Since the \(\varDelta\)-connected winding does not provide any path for the zero sequence current to flow we have \[I_{A0}=I_{a0}=0\]
However the zero sequence current can sometimes circulate within the \(\varDelta\) windings.
Even though \(I_0\) in the primary Y-connected side has a path to the ground, the \(I_0\) flowing in the \(\varDelta\)-connected secondary winding has no path to flow in the line.
Hence we have \(I_{a0} = 0\).
However the circulating \(I_0\) in the \(\varDelta\) winding magnetically balances the \(I_0\) of the primary winding.
The voltage in phase-a of both sides of the transformer \[V_{AN}=\dfrac{N_{1}}{N_{2}}V_{ab}=\alpha V_{ab}\]
Also \[\begin{aligned} V_{A} & =V_{AN}+V_{N}\\ \left(V_{A0}+V_{A1}+V_{A2}\right) & =\left(V_{AN0}+V_{AN1}+V_{AN2}\right)+3Z_{N}I_{A0}\\ & =\alpha\left(V_{ab0}+V_{ab1}+V_{ab2}\right)+3Z_{N}I_{A0} \end{aligned}\]
Separating zero, positive and negative sequence components \[\begin{aligned} V_{A0} & =\alpha V_{ab0}+3Z_{N}I_{A0}\\ V_{A1} & =\alpha V_{ab1}=\sqrt{3}\alpha V_{a1}\angle30^{0}\\ V_{A2} & =\alpha V_{ab2}=\sqrt{3}\alpha V_{a2}\angle-30^{0} \end{aligned}\]
The zero sequence is \(Z_0 = Z + 3Z_N\).
Note that the primary and the secondary sides are not connected and hence there is an open circuit between them.
However since the zero sequence current flows through primary windings, a return path is provided through the ground.
If however, the neutral in the primary side is not grounded, i.e., \(Z_N = \infty\), then the zero sequence current cannot flow in the primary side as well.
The sequence diagram is then shown as \(Z_0 = Z\).
positive, negative & zero sequence networks are formed separately by combining the sequence circuits of all the individual elements.
Assumptions made while forming sequence networks are:
Apart from syn.

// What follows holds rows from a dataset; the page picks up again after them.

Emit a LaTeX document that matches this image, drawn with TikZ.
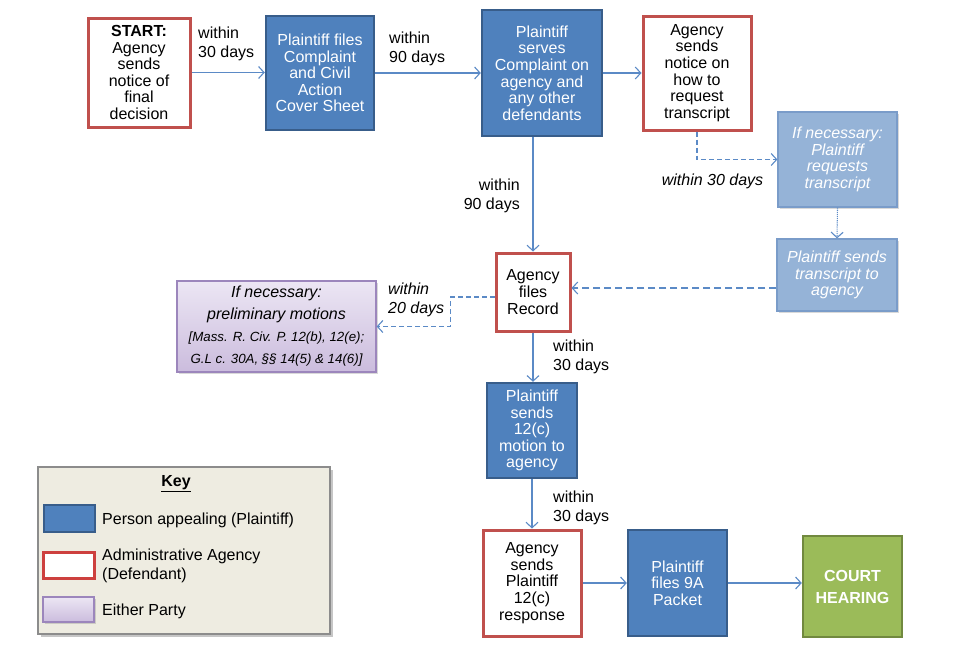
\documentclass[tikz,border=0pt]{standalone}
\usepackage{fontspec}
\setmainfont{Liberation Sans}
\usetikzlibrary{arrows.meta,calc,shadows}
\definecolor{plblue}{HTML}{4F81BD}
\definecolor{pledge}{HTML}{385D8A}
\definecolor{agred}{HTML}{C0504D}
\definecolor{optblue}{HTML}{95B3D7}
\definecolor{optedge}{HTML}{7A9CC9}
\definecolor{purtop}{HTML}{ECE6F4}
\definecolor{purbot}{HTML}{CBBCDD}
\definecolor{puredge}{HTML}{9C86BC}
\definecolor{courtgreen}{HTML}{9BBB59}
\definecolor{courtedge}{HTML}{71893F}
\definecolor{keywash}{HTML}{EEECE1}
\definecolor{keyedge}{HTML}{8C8C8C}
\definecolor{flowblue}{HTML}{5B8AC6}
\tikzset{
  box/.style={align=center,inner sep=0pt,font=\fontsize{16}{16.6}\selectfont},
  plaintiff/.style={box,fill=plblue,draw=pledge,line width=2.4pt,text=white},
  agency/.style={box,fill=white,draw=agred,line width=3pt,text=black},
  optional/.style={box,fill=optblue,draw=optedge,line width=1.2pt,text=white,
    font=\itshape\fontsize{16}{16.6}\selectfont,
    drop shadow={shadow xshift=1.5pt,shadow yshift=-1.5pt,opacity=0.3}},
  either/.style={box,top color=purtop,bottom color=purbot,draw=puredge,line width=1.3pt,
    drop shadow={shadow xshift=1.5pt,shadow yshift=-1.5pt,opacity=0.3}},
  court/.style={box,fill=courtgreen,draw=courtedge,line width=2.4pt,text=white,
    font=\bfseries\fontsize{16}{22}\selectfont},
  note/.style={font=\fontsize{16}{19}\selectfont,inner sep=0pt,align=left},
  flow/.style={draw=flowblue,line width=1.1pt,-{Straight Barb[length=5.5pt,width=12pt]}}
}
\begin{document}
\begin{tikzpicture}[x=1pt,y=-1pt]
\useasboundingbox (0,0) rectangle (961,653);

% top row
\node[agency,minimum width=102,minimum height=109] (start) at (139,72.5)
  {\textbf{START:}\\Agency\\sends\\notice of\\final\\decision};
\node[plaintiff,minimum width=108,minimum height=114] (complaint) at (320,73)
  {Plaintiff files\\Complaint\\and Civil\\Action\\Cover Sheet};
\node[plaintiff,minimum width=120,minimum height=126] (serves) at (542,73)
  {Plaintiff\\serves\\Complaint on\\agency and\\any other\\defendants};
\node[agency,minimum width=108,minimum height=114] (notice) at (697,73)
  {Agency\\sends\\notice on\\how to\\request\\transcript};

% transcript branch
\node[optional,minimum width=119,minimum height=95] (requests) at (837.5,159.5)
  {If necessary:\\Plaintiff\\requests\\transcript};
\node[optional,minimum width=120,minimum height=72] (sendtx) at (837,275)
  {Plaintiff sends\\transcript to\\agency};

% middle column
\node[agency,minimum width=74,minimum height=78] (record) at (533,292)
  {Agency\\files\\Record};
\node[either,minimum width=199,minimum height=91,
      font=\itshape\fontsize{16}{22}\selectfont] (motions) at (276.5,326.5)
  {If necessary:\\preliminary motions\\
   \fontsize{13.3}{19}\selectfont[Mass. R. Civ. P. 12(b), 12(e);\\
   \fontsize{13.3}{19}\selectfont G.L c. 30A, §§ 14(5) \& 14(6)]};
\node[plaintiff,minimum width=90,minimum height=95] (motion12c) at (532,430.5)
  {Plaintiff\\sends\\12(c)\\motion to\\agency};

% bottom row
\node[agency,minimum width=98,minimum height=106] (response) at (532,583)
  {Agency\\sends\\Plaintiff\\12(c)\\response};
\node[plaintiff,minimum width=99,minimum height=106] (packet) at (677.5,583)
  {Plaintiff\\files 9A\\Packet};
\node[court,minimum width=99,minimum height=101] (hearing) at (852.5,586.5)
  {COURT\\HEARING};

% connectors
\coordinate (txout) at ($(sendtx.west)+(0,13)$);
\coordinate (recout) at ($(record.west)+(0,5)$);
\draw[flow] (start.east) -- (start.east -| complaint.west);
\draw[flow] (complaint.east) -- (complaint.east -| serves.west);
\draw[flow] (serves.east) -- (serves.east -| notice.west);
\draw[flow] (serves.south -| record.north) -- (record.north);
\draw[flow,dash pattern=on 5pt off 3pt] (notice.south) |- (requests.west);
\draw[flow,densely dotted] (requests.south) -- (sendtx.north);
\draw[flow,dash pattern=on 7pt off 4pt] (txout) -- (txout -| record.east);
\draw[flow,dash pattern=on 5pt off 3pt] (recout) -- ++(-44,0) |- (motions.east);
\draw[flow] (record.south) -- (record.south |- motion12c.north);
\draw[flow] (motion12c.south) -- (motion12c.south |- response.north);
\draw[flow] (response.east) -- (packet.west);
\draw[flow] (packet.east) -- (packet.east -| hearing.west);

% time limits
\node[note,anchor=west] (d30a) at (198,44) {within\\30 days};
\node[note,anchor=west] (d90a) at (389,49) {within\\90 days};
\node[note,anchor=east,align=right] (d90b) at (520,196) {within\\90 days};
\node[note,font=\itshape\fontsize{16}{19}\selectfont] (d30b) at (712.5,181) {within 30 days};
\node[note,anchor=west,font=\itshape\fontsize{16}{19}\selectfont] (d20) at (388,300) {within\\20 days};
\node[note,anchor=west] (d30c) at (553,357) {within\\30 days};
\node[note,anchor=west] (d30d) at (553,508) {within\\30 days};

% key
\node[fill=keywash,draw=keyedge,line width=1.8pt,minimum width=292,minimum height=167,
      inner sep=0pt,drop shadow={shadow xshift=3pt,shadow yshift=-3pt,opacity=0.45}]
  (key) at (184,550.5) {};
\node[note] (keytitle) at (176,484) {\underline{\textbf{Key}}};
\node[plaintiff,minimum width=51,minimum height=27] (keyblue) at (69.5,518.5) {};
\node[agency,draw=agred!80!red,minimum width=51,minimum height=26] (keyred) at (68.5,565) {};
\node[either,minimum width=51,minimum height=25] (keypurple) at (68.5,609.5) {};
\node[note,anchor=west] (keybluetxt) at (102,520) {Person appealing (Plaintiff)};
\node[note,anchor=west] (keyredtxt) at (102,566) {Administrative Agency\\(Defendant)};
\node[note,anchor=west] (keypurpletxt) at (102,611) {Either Party};

\end{tikzpicture}
\end{document}
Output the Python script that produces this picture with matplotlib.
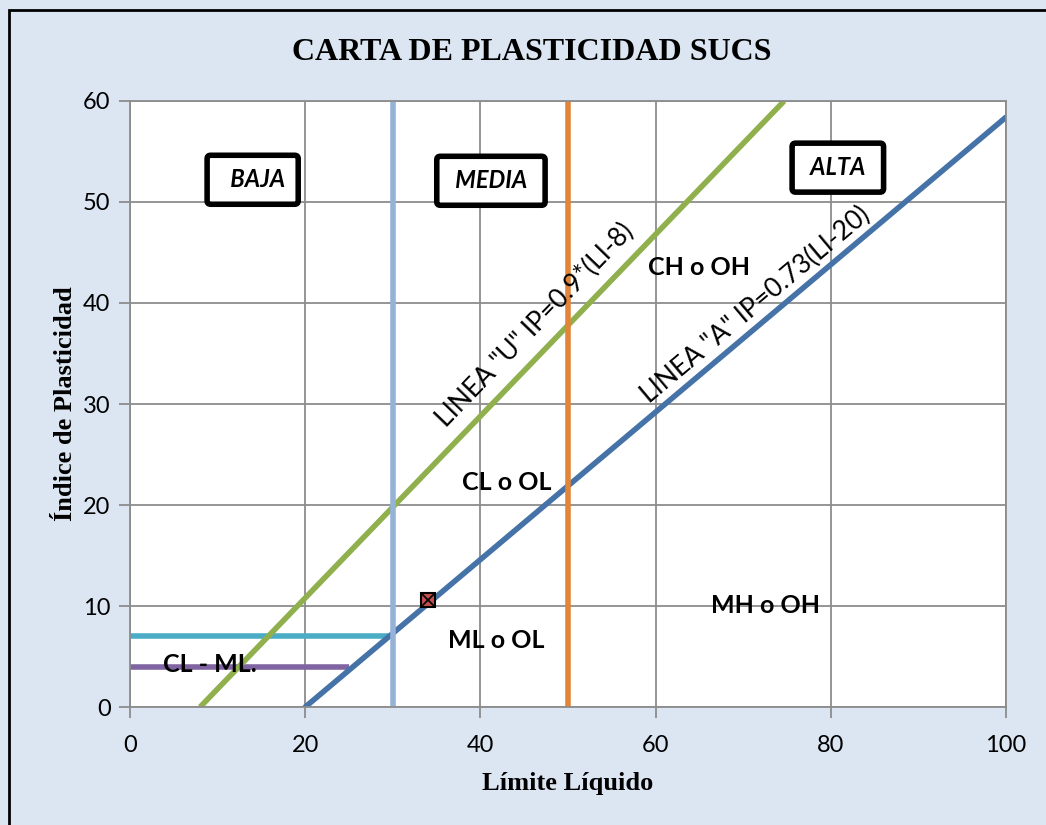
import matplotlib.pyplot as plt
from matplotlib.patches import Rectangle
import numpy as np

# Data
u_line_x = [8, 74.67]
u_line_y = [0, 60]
a_line_x = [20, 100]
a_line_y = [0, 58.4]
limit_low = 30
limit_high = 50
clml_upper = 7
clml_lower = 4
clml_lower_end = 25
sample_x = [34]
sample_y = [10.6]

bg = '#DCE6F2'
fig = plt.figure(figsize=(10.46, 8.25), dpi=100, facecolor=bg)
ax = fig.add_axes([0.1243, 0.1430, 0.8375, 0.7346])
ax.set_facecolor('white')

# Outer border
fig.patches.append(Rectangle((0.009, -0.01), 1.0, 0.998, transform=fig.transFigure,
                             fill=False, edgecolor='black', linewidth=2))

ax.plot([0, limit_low], [clml_upper, clml_upper], color='#4BACC6', lw=4, solid_capstyle='butt')
ax.plot([0, clml_lower_end], [clml_lower, clml_lower], color='#8064A2', lw=4, solid_capstyle='butt')
ax.plot(u_line_x, u_line_y, color='#8FB04C', lw=4, solid_capstyle='butt')
ax.plot(a_line_x, a_line_y, color='#4572A7', lw=4, solid_capstyle='round')
ax.axvline(limit_low, color='#95B3D7', lw=4)
ax.axvline(limit_high, color='#E0853A', lw=4)
ax.plot(sample_x, sample_y, marker='s', ms=10, color='#C0504D', mec='black', mew=1.5, ls='none', zorder=5)
ax.plot(sample_x, sample_y, marker='x', ms=8, color='black', mew=1.2, ls='none', zorder=6)

ax.set_xlim(0, 100)
ax.set_ylim(0, 60)
ax.set_xticks(np.arange(0, 101, 20))
ax.set_yticks(np.arange(0, 61, 10))
ax.grid(True, color='#8C8C8C', lw=1.3)
ax.set_axisbelow(True)
for s in ax.spines.values():
    s.set_color('#8C8C8C')
    s.set_linewidth(1.3)
ax.tick_params(colors='#8C8C8C', length=8, width=1.3, labelcolor='black', labelsize=17)
ax.tick_params(axis='x', pad=12)
ax.tick_params(axis='y', pad=6)
for lab in ax.get_xticklabels() + ax.get_yticklabels():
    lab.set_family('Lato')

ax.set_xlabel('Límite Líquido', fontsize=19, fontweight='bold', family='Liberation Serif', labelpad=12)
ax.set_ylabel('Índice de Plasticidad', fontsize=19, fontweight='bold', family='Liberation Serif', labelpad=4)
fig.text(0.508, 0.936, 'CARTA DE PLASTICIDAD SUCS', ha='center', va='center',
         fontsize=23, fontweight='bold', family='Liberation Serif')

box = dict(boxstyle='round,pad=0.55,rounding_size=0.15', fc='white', ec='black', lw=4)
ax.text(14.0, 52.2, '  BAJA', fontsize=17, fontweight='bold', style='italic', family='Lato',
        ha='center', va='center', bbox=box)
ax.text(41.2, 52.1, ' MEDIA ', fontsize=17, fontweight='bold', style='italic', family='Lato',
        ha='center', va='center', bbox=box)
ax.text(80.8, 53.4, ' ALTA ', fontsize=17, fontweight='bold', style='italic', family='Lato',
        ha='center', va='center', bbox=box)

tkw = dict(fontsize=18, fontweight='bold', family='Lato', ha='center', va='center')
ax.text(65.0, 43.5, 'CH o OH', **tkw)
ax.text(43.0, 22.2, 'CL o OL', **tkw)
ax.text(41.8, 6.6, 'ML o OL', **tkw)
ax.text(72.5, 10.1, 'MH o OH', **tkw)
ax.text(9.1, 4.2, 'CL - ML.', **tkw)

ax.text(46.3, 37.8, 'LINEA "U" IP=0.9*(LI-8)', fontsize=19, family='Lato', rotation=46,
        ha='center', va='center', rotation_mode='anchor')
ax.text(71.4, 39.8, 'LINEA "A" IP=0.73(LI-20)', fontsize=19, family='Lato', rotation=40,
        ha='center', va='center', rotation_mode='anchor')

fig.savefig('out.png', dpi=100, facecolor=bg)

M/C, network is made of static elements.
\(\mathrm{V_{drop}}\) caused by the current in a particular sequence depends only on the impedance of that part of the network.
Positive & negative sequence impedances are equal for all static circuit components, while zero sequence component need not be the same
Sub-transient positive & negative sequence impedances of a synchronous M/C are equal.
Voltage sources are connected to the positive sequence circuits of the rotating machines.
No \(I_1\) or \(I_2\) flows between neutral and ground.